Advise on Solar Mounts ....

We scored three 250w solar panels in exchange for some work. This is great as this is how we like to pay for things.

Before you get all jiggy on that I'll tell you that Cat is an Electrical Engineer that works for a solar company and we've both been in solar for over 9 years. We have the knowledge and experience of building farms and even smaller off-grid set ups.

The problem is that we haven't installed any on RVs.

What brackets have you used? What did you like? What do I need to be aware of?

Our RV, Jack, likes to go fast. He's easily pulling 75 on the freeways when that's reasonable. So that's a consideration also.

We are having the roof resealed next week and while they are up there they are going to attach the panels to the roof and seal the mounts.

I have to order mounts.

What am I purchasing?
  • Almot wrote:
    Yes, I noticed that small panel on the A/C.
    In summer, and without controller, it could even over-charge a small battery if there are no parasitic loads, i.e. engine battery is disconnected from everything except for this panel. OTH, if there is anything drawing power while in storage, it might not be enough to keep the level of charge where it was.


    I have a trickle charge mounted under the hood. The cord for it runs into the coach. It's easy to keep that going from inside.

    Ultimately Cat wants to convert much of our stuff to 12v. That will involve purchasing 12v adapters for our laptops and electronics. Then we will look at replacing the fridge and eventually the A/C as there are more and more 12v A/C units hitting the market.

    If we could get these devices in place we could unplug Jack. The eventual goal.
  • Almot's avatar
    Almot
    Explorer III
    Converting phone charger to 12V is easy, you can just get a $1 USB charger from Ebay that plugs into cig lighter receptacle.

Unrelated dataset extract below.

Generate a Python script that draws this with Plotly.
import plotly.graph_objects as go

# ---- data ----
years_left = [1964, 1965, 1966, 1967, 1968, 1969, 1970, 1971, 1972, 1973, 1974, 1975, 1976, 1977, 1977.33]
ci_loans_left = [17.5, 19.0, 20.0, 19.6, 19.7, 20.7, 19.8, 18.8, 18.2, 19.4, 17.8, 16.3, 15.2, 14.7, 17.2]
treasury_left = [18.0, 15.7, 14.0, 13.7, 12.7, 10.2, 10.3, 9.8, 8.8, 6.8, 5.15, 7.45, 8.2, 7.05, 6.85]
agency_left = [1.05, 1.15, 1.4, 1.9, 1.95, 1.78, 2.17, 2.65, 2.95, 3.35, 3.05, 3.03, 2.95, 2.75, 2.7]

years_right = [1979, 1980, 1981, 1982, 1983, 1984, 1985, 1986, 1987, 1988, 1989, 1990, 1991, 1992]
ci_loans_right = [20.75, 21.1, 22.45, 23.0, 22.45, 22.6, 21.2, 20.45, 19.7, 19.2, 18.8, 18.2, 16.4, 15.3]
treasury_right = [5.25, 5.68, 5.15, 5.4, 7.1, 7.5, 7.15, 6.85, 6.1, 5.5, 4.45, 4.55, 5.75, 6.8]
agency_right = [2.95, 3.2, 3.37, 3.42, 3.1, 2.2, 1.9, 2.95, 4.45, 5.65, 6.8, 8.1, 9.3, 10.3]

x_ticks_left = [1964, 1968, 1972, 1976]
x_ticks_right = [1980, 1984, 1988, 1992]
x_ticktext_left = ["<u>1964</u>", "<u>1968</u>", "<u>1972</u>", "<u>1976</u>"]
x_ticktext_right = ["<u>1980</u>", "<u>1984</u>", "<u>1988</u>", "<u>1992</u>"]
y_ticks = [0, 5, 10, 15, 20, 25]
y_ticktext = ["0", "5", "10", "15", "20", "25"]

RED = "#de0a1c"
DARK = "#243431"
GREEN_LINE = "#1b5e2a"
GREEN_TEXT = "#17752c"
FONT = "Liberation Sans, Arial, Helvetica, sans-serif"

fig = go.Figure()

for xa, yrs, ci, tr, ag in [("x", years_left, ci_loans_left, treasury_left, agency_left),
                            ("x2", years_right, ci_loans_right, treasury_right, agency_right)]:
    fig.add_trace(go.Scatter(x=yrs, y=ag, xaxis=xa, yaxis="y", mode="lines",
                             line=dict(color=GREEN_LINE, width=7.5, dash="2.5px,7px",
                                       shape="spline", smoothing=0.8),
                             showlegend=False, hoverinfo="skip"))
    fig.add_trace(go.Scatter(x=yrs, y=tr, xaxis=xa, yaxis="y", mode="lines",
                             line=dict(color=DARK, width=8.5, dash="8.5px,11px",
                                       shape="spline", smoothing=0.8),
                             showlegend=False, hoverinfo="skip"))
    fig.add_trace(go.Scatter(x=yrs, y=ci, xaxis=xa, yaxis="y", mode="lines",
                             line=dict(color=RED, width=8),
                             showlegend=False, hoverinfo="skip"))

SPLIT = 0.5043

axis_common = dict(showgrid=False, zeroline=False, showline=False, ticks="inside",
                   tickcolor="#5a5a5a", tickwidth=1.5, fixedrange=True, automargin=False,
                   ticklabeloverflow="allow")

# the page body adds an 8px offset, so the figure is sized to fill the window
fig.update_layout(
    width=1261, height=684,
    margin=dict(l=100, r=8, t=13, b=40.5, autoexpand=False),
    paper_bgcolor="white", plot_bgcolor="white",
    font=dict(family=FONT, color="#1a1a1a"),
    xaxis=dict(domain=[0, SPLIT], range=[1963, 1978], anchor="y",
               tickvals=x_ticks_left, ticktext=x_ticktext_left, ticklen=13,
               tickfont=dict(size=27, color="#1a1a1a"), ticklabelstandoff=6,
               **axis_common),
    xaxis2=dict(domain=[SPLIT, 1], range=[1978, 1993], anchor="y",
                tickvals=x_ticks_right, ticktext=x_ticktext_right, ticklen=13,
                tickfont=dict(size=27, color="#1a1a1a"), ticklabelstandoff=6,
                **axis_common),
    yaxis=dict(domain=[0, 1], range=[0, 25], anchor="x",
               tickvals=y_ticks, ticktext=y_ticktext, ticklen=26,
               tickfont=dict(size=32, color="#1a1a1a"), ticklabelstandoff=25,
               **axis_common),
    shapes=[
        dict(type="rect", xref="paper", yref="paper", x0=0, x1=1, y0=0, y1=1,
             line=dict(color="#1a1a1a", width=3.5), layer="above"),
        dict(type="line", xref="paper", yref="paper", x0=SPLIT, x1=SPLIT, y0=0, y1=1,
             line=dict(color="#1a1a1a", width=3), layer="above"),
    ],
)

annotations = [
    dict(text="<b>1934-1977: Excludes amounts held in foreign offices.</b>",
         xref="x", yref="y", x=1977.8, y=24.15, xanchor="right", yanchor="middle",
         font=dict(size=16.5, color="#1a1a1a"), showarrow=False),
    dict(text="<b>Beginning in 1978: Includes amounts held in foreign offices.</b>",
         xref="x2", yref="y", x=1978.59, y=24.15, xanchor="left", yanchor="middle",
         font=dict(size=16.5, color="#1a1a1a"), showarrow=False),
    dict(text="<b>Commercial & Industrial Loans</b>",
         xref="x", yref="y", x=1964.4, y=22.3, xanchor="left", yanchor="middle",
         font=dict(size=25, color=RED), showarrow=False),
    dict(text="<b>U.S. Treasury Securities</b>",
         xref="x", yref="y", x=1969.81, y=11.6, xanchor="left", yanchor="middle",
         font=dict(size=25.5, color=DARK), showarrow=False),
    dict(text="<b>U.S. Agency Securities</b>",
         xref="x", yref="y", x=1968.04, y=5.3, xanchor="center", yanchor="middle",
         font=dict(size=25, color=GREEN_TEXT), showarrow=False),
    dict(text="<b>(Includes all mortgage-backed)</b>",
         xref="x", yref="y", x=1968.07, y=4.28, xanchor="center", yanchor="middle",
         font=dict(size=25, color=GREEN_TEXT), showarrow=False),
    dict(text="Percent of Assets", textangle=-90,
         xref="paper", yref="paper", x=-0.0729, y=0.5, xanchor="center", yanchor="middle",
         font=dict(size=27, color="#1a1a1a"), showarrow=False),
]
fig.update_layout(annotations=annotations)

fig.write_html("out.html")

    Converting things like TV doesn't make much sense, modern LED TV draws very little power. 100W inverter will do - with remote switch, or make it accessible and turn it off when not in use.

    12V fridge of modest 6-7 cu.ft size your solar could handle in summer, will be pushing the limits in winter - not gonna make it on some days, so you'll dip into your battery resources "deeper", and even 6 cu.ft model will be a costly affair.

    12V A/C - have some doubts. Removing that much heat from the trailer to the outside requires a lot of energy - KWH, no matter in 12V or 110V.